“Como dói”.

Dor, sentimento que machuca, tanto por fora quanto nas entranhas da alma.

Dor pode ser definida como: “dor é um sentimento angustiante, muitas vezes causado por estímulos intensos e prejudiciais, como dar uma topada no dedo do pé, ou devido a uma queimadura qualquer. A dor é uma experiência sensorial e emocional desagradável, associada a um dano tecidual real ou potencial. No diagnóstico médico a dor é considerada como um sintoma de uma condição subjacente. Não se trata a dor sem saber a razão de ela existir. Assim como não se deve tratar a doença, e sim o paciente.

Nietzsche sofismou sobre a dor: “somente a grande dor é o libertador final do espírito. Eu duvido que tal dor nos faça melhores. Mas eu sei que isso nos torna mais profundos. O que não nos destrói me fortalece”.

Hoje, sábado, fevereiro cortado ao meio, choveu um bom bocado. Ainda agora o céu se mostra cinzento. Uma garoinha fina cai sem cessar

Por este motivo não fui à roça. Como deve estar feliz quem mora por lá.

O telefone me acordou bem cedo. Foi uma voz familiar que me fez dar um salto da cama.

Apreciaria, naquela hora madrugadora, permanecer por mais tempo recostado ao meu travesseiro, ouvindo as notícias nada animadoras pela televisão.

Chega de mortes! Pensava com meus pensamentos.  Quem sabe um dia teremos paz.

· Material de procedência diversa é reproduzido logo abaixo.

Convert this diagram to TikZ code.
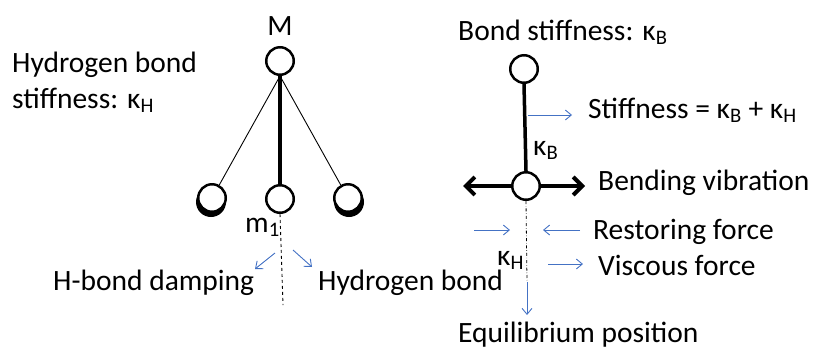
\documentclass[tikz,border=0pt]{standalone}
\usepackage{fontspec}
\setmainfont{Carlito}
\usetikzlibrary{arrows.meta}
\definecolor{arrowblue}{RGB}{68,114,196}
\begin{document}
\begin{tikzpicture}[x=1pt,y=-1pt,
  txt/.style={inner sep=0pt, font=\fontsize{29.5}{34}\selectfont, anchor=base west},
  ball/.style={circle, draw=black, line width=2.5pt, fill=white, minimum size=27.5pt, inner sep=0pt},
  bluearrow/.style={draw=arrowblue, line width=0.9pt, -{Straight Barb[length=6pt,width=10pt]}},
  thinbond/.style={line width=0.9pt},
  thickbond/.style={line width=3.5pt},
  bendarrow/.style={line width=4pt, {Straight Barb[length=9pt,width=18pt]}-{Straight Barb[length=9pt,width=18pt]}}]
\useasboundingbox (0,0) rectangle (816,349);

% ---------- left pendulum ----------
\fill[black] (211,202) circle (15pt);
\fill[black] (349,202) circle (15pt);
\node[ball] (M) at (280,61) {};
\node[ball] (b1) at (212,198) {};
\node[ball] (b2) at (280,199) {};
\node[ball] (b3) at (348,198) {};
\draw[thinbond] (M.south) -- (b1);
\draw[thinbond] (M.south) -- (b3);
\draw[thickbond] (M.south) -- (b2.north);
\coordinate (dl) at (283,305);
\draw[dashed, line width=0.9pt] (b2.south) -- (dl);

\node[txt, anchor=base] (Mlab) at (280,35) {M};
\node[txt] (hb1) at (12,72) {Hydrogen bond};
\node[txt] (hb2) at (12,108) {stiffness: κ\textsubscript{H}};
\node[txt] (m1) at (245,232) {m\textsubscript{1}};
\node[txt] (damp) at (53,290) {H-bond damping};
\node[txt] (hbond) at (318,290) {Hydrogen bond};

\coordinate (a1s) at (275,253); \coordinate (a1e) at (255,269);
\coordinate (a2s) at (293,250); \coordinate (a2e) at (312,267);
\draw[bluearrow] (a1s) -- (a1e);
\draw[bluearrow] (a2s) -- (a2e);

% ---------- right pendulum ----------
\coordinate (bl) at (463,186);
\coordinate (br) at (585,186);
\draw[bendarrow] (bl) -- (br);
\node[ball] (T) at (524,69) {};
\node[ball] (B) at (526,186) {};
\draw[thickbond] (T.south) -- (B.north);
\coordinate (eq1) at (527,282);
\coordinate (eq2) at (527,315);
\draw[dash dot, line width=0.8pt] (B.south) -- (eq1);
\draw[bluearrow] (eq1) -- (eq2);

\node[txt] (bs) at (458,40) {Bond stiffness: κ\textsubscript{B}};
\node[txt] (st) at (588,118) {Stiffness = κ\textsubscript{B} + κ\textsubscript{H}};
\node[txt] (kB) at (533,155) {κ\textsubscript{B}};
\node[txt] (bv) at (598,190) {Bending vibration};
\node[txt] (rf) at (593,239) {Restoring force};
\node[txt] (kH) at (497,265) {κ\textsubscript{H}};
\node[txt] (vf) at (598,275) {Viscous force};
\node[txt] (ep) at (458,342) {Equilibrium position};

\coordinate (s1) at (528,115); \coordinate (s2) at (572,115);
\draw[bluearrow] (s1) -- (s2);
\coordinate (r1) at (474,230); \coordinate (r2) at (510,230);
\draw[bluearrow] (r1) -- (r2);
\coordinate (r3) at (580,230); \coordinate (r4) at (543,230);
\draw[bluearrow] (r3) -- (r4);
\coordinate (v1) at (548,264); \coordinate (v2) at (583,264);
\draw[bluearrow] (v1) -- (v2);
\end{tikzpicture}
\end{document}
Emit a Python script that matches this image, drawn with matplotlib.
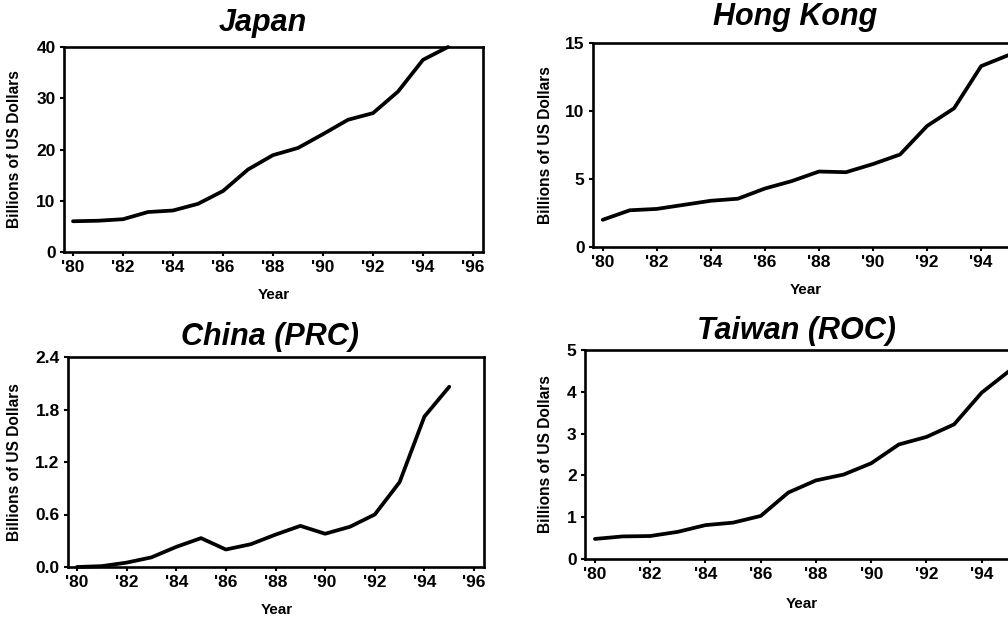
import matplotlib
matplotlib.use("Agg")
import matplotlib.pyplot as plt

plt.rcParams['font.family'] = ['Liberation Sans', 'DejaVu Sans']
plt.rcParams['font.weight'] = 'bold'

years = list(range(1980, 1996))
year_ticks = list(range(1980, 1997, 2))
year_tick_labels = ["'80", "'82", "'84", "'86", "'88", "'90", "'92", "'94", "'96"]

japan = [6.0, 6.1, 6.4, 7.8, 8.1, 9.4, 11.9, 16.1, 18.9, 20.3, 23.0, 25.8, 27.1, 31.3, 37.5, 40.0]
hong_kong = [2.0, 2.7, 2.8, 3.1, 3.4, 3.55, 4.3, 4.85, 5.55, 5.5, 6.1, 6.8, 8.9, 10.2, 13.3, 14.1]
china = [0.0, 0.01, 0.05, 0.11, 0.23, 0.33, 0.20, 0.26, 0.37, 0.47, 0.38, 0.46, 0.60, 0.97, 1.72, 2.06]
taiwan = [0.48, 0.54, 0.55, 0.65, 0.81, 0.87, 1.03, 1.59, 1.88, 2.02, 2.29, 2.74, 2.92, 3.22, 3.98, 4.50]

titles = ["Japan", "Hong Kong", "China (PRC)", "Taiwan (ROC)"]
series = [japan, hong_kong, china, taiwan]
yticks = [[0, 10, 20, 30, 40], [0, 5, 10, 15],
          [0.0, 0.6, 1.2, 1.8, 2.4], [0, 1, 2, 3, 4, 5]]
ytick_labels = [["0", "10", "20", "30", "40"], ["0", "5", "10", "15"],
                ["0.0", "0.6", "1.2", "1.8", "2.4"], ["0", "1", "2", "3", "4", "5"]]

W, H = 1008, 620
fig = plt.figure(figsize=(W / 100, H / 100), dpi=100)

# pixel boxes: left, right, top, bottom
boxes = [(64, 483, 47, 252), (593, 1046, 43, 247),
         (68, 484, 357, 567), (585, 1048, 350, 559)]
title_x = [0.475, 0.447, 0.486, 0.457]
title_pad = [11.5, 13, 8.6, 8]
ylab_x = [-0.10, -0.088, -0.11, -0.069]
xlab = [(0.5, -36 / 205), (0.469, -36 / 204), (0.502, -36 / 210), (0.468, -38 / 209)]

for i in range(4):
    l, r, t, b = boxes[i]
    ax = fig.add_axes([l / W, 1 - b / H, (r - l) / W, (b - t) / H])
    ax.plot(years, series[i], color='black', lw=2.7, solid_joinstyle='round',
            solid_capstyle='round', clip_on=False)
    ax.set_xlim(1979.64, 1996.4)
    ax.set_ylim(yticks[i][0], yticks[i][-1])
    ax.set_xticks(year_ticks)
    labels = list(year_tick_labels)
    if r > W:
        # the last label falls outside the figure, as in the reference
        labels[-1] = ""
    ax.set_xticklabels(labels)
    ax.set_yticks(yticks[i])
    ax.set_yticklabels(ytick_labels[i])
    for s in ax.spines.values():
        s.set_linewidth(1.9)
    ax.tick_params(direction='out', length=3, width=1.5, labelsize=12.5, pad=3)
    for lab in ax.get_xticklabels() + ax.get_yticklabels():
        lab.set_fontweight('bold')
    ax.set_title(titles[i], fontsize=22, fontweight='bold', fontstyle='italic',
                 x=title_x[i], pad=title_pad[i])
    ax.set_ylabel("Billions of US Dollars", fontsize=11.2, fontweight='bold')
    ax.yaxis.set_label_coords(ylab_x[i], 0.5)
    ax.set_xlabel("Year", fontsize=11, fontweight='bold')
    ax.xaxis.set_label_coords(*xlab[i])

fig.savefig("out.png", dpi=100)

No entanto, a notícia que me foi dada nesta manhã, foi justamente a despedida de um amigo querido. Um colega de fardas. Do mesmo pelotão onde eu trabalhei por muito tempo. E espero continuar por mais anos ainda. Até que a morte me venha buscar.

Quando ele aqui chegou eu já estava aqui. Se não me falha a memória fui o primeiro a dar-lhe as boas vindas a nossa querida Lavras.

Quantas vezes nos encontramos naquele centro cirúrgico. Ele do outro lado da mesa. Fazendo o paciente dormir. Enquanto eu terminava a operação.

Temos quase a mesma idade. Alguns meses apenas nos separam. Trabalhamos no mesmo hospital. Éramos vizinhos bem perto. Quantas e quantas vezes ele me oferecia carona. Mas eu preferia ir caminhando. Até onde estou agora. Solitário, lastimando a sua morte, da forma que sei fazer melhor.

Carlos Roberto Valadares era natural de Bom Jesus do Galho. Cidadezinha nas cercanias de Caratinga. Daí o seu apelido carinhoso, como ele era, de Carlinhos Caratinga.

Competente em sua arte, anestesista de escol, Carlinhos era considerado um experto em seu metier. Daí o respeito e a confiança que todos nele depositavam.

Ainda me lembro do quanto nos frequentamos nos tempos idos. Éramos não apenas colegas. Como grandes amigos.

Hoje o Valadares, lavrense de coração, deixou-nos órfãos de sua sabedoria. Não mais ele vai estar naquele bloco cirúrgico. Sua ausência será duramente sentida não apenas por seus colegas. Bem como pelos pacientes que aprenderam a admirar sua prestimosa solidariedade.

Prestes a se aposentar Deus ofereceu-lhe um novo emprego no céu. Os anjos estão em festa.

Ele deixou família a prantear-lhe a saudade. Uma esposa dedicada.  Dois filhos que lhe seguiram as pegadas.

Uma vez no velório, profundamente consternado, assisti a um cena que me fez pensar no que deveria escrever neste dia profundamente triste.

Sua filha, mãe de seu primeiro neto, o querido Luquinha, ao lado do caixão, pertinho do pai, exclamou, em prantos: “como dói”.

Sei que para esta dor não existem analgésicos. Nem mesmo seu pai vai ser capaz de aliviar sua dor fazendo-a dormir, como ele sabia fazer tão bem.

Querido amigo Carlinhos. Não vamos mais poder tomar aquela cervejinha estupidamente gelada. Nem dar boas risadas como sempre fizemos.

Aí, onde você agora está, tomara exista uma mesa de bar.

Como sua filha Simone disse, entre lágrimas: “como dói”.

Desejo a todos vocês, esposa, filhos, neto, irmãos, que Deus ilumine a todos. E eu, mesmo não conseguindo repartir a sua dor, que pelo menos o exemplo que o Carlinhos deixou sirva, de alguma forma, para que se lembrem dele com o mesmo carinho que ele esparramou entre nós.

Como dói, bem sei avaliar, esta ferida ainda viva. Que só o tempo ajuda a cicatrizar.